*WRITTEN EXERCISE*
Reproduce each line bearing the word "matplotlib".

*DATA*
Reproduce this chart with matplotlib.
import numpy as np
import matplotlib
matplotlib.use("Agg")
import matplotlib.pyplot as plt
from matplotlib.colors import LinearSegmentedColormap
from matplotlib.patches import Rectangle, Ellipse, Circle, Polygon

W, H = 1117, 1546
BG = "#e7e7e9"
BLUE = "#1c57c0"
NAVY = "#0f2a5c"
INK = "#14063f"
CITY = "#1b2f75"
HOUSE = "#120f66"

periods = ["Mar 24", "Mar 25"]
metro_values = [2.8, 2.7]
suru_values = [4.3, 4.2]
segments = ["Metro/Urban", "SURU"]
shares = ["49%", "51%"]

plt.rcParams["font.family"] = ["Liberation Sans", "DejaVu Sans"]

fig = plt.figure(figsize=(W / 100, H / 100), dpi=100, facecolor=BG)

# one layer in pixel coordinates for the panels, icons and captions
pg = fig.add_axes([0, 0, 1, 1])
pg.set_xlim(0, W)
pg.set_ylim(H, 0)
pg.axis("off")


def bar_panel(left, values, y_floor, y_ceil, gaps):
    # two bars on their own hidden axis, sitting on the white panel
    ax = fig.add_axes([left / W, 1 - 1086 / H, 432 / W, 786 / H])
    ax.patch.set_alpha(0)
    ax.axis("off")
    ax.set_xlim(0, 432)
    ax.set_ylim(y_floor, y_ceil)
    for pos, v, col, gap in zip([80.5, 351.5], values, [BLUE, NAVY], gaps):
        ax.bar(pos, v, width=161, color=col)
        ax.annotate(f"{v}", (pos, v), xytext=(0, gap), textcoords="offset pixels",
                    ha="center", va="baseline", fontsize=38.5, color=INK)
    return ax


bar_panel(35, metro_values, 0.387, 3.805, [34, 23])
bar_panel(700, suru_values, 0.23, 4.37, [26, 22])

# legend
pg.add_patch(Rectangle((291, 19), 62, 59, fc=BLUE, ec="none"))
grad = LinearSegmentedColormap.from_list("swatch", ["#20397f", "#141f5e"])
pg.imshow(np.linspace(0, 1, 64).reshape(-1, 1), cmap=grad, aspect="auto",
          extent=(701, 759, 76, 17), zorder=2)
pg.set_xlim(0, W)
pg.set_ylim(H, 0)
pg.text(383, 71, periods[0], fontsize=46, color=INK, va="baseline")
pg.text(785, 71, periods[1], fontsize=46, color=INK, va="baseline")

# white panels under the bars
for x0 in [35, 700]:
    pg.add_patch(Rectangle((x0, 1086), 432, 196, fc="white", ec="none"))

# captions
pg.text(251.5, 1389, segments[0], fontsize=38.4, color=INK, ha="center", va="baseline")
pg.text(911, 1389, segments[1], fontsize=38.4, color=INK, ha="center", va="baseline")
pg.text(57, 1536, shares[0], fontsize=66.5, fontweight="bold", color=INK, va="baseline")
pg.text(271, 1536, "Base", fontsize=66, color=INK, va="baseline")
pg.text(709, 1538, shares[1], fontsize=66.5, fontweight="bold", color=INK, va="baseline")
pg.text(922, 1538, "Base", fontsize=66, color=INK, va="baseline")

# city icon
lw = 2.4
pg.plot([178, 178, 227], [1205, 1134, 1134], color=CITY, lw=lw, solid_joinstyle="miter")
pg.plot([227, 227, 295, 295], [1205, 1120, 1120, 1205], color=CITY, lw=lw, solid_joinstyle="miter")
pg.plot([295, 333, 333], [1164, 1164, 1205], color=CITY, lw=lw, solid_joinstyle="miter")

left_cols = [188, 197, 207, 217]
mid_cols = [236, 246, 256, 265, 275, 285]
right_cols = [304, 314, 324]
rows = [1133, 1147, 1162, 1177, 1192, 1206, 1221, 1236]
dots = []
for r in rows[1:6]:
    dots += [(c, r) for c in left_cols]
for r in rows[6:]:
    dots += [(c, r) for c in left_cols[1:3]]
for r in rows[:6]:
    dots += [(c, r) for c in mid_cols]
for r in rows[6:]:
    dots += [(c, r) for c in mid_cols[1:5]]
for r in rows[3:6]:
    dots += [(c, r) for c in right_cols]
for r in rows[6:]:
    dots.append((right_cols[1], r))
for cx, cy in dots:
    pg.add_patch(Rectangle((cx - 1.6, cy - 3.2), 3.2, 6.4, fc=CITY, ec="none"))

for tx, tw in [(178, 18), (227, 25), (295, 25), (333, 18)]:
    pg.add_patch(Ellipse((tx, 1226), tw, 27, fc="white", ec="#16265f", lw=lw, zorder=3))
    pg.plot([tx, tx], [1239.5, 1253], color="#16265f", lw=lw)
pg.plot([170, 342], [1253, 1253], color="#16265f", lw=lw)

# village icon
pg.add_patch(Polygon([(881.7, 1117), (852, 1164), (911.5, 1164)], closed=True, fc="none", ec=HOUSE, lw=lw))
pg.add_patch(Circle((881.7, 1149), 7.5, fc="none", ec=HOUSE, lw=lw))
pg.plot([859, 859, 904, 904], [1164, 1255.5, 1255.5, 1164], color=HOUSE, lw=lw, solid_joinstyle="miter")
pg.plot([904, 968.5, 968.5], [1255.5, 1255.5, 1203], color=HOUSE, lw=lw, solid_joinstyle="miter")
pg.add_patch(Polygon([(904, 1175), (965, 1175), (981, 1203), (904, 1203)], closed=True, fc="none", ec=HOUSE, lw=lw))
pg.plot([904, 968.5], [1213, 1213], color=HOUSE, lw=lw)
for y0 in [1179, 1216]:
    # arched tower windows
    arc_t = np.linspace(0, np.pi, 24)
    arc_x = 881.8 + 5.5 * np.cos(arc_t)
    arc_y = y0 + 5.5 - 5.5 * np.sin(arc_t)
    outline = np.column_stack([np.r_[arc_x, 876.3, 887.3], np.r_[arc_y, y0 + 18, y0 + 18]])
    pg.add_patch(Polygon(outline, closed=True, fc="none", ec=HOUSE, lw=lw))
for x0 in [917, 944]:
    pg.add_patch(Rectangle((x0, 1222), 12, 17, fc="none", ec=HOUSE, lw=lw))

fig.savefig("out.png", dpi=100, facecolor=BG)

*SOLUTION BELOW*
Reproduce this chart with matplotlib.
import matplotlib
matplotlib.use("Agg")
import matplotlib.pyplot as plt
from matplotlib.colors import LinearSegmentedColormap
from matplotlib.patches import Rectangle, Ellipse, Circle, Polygon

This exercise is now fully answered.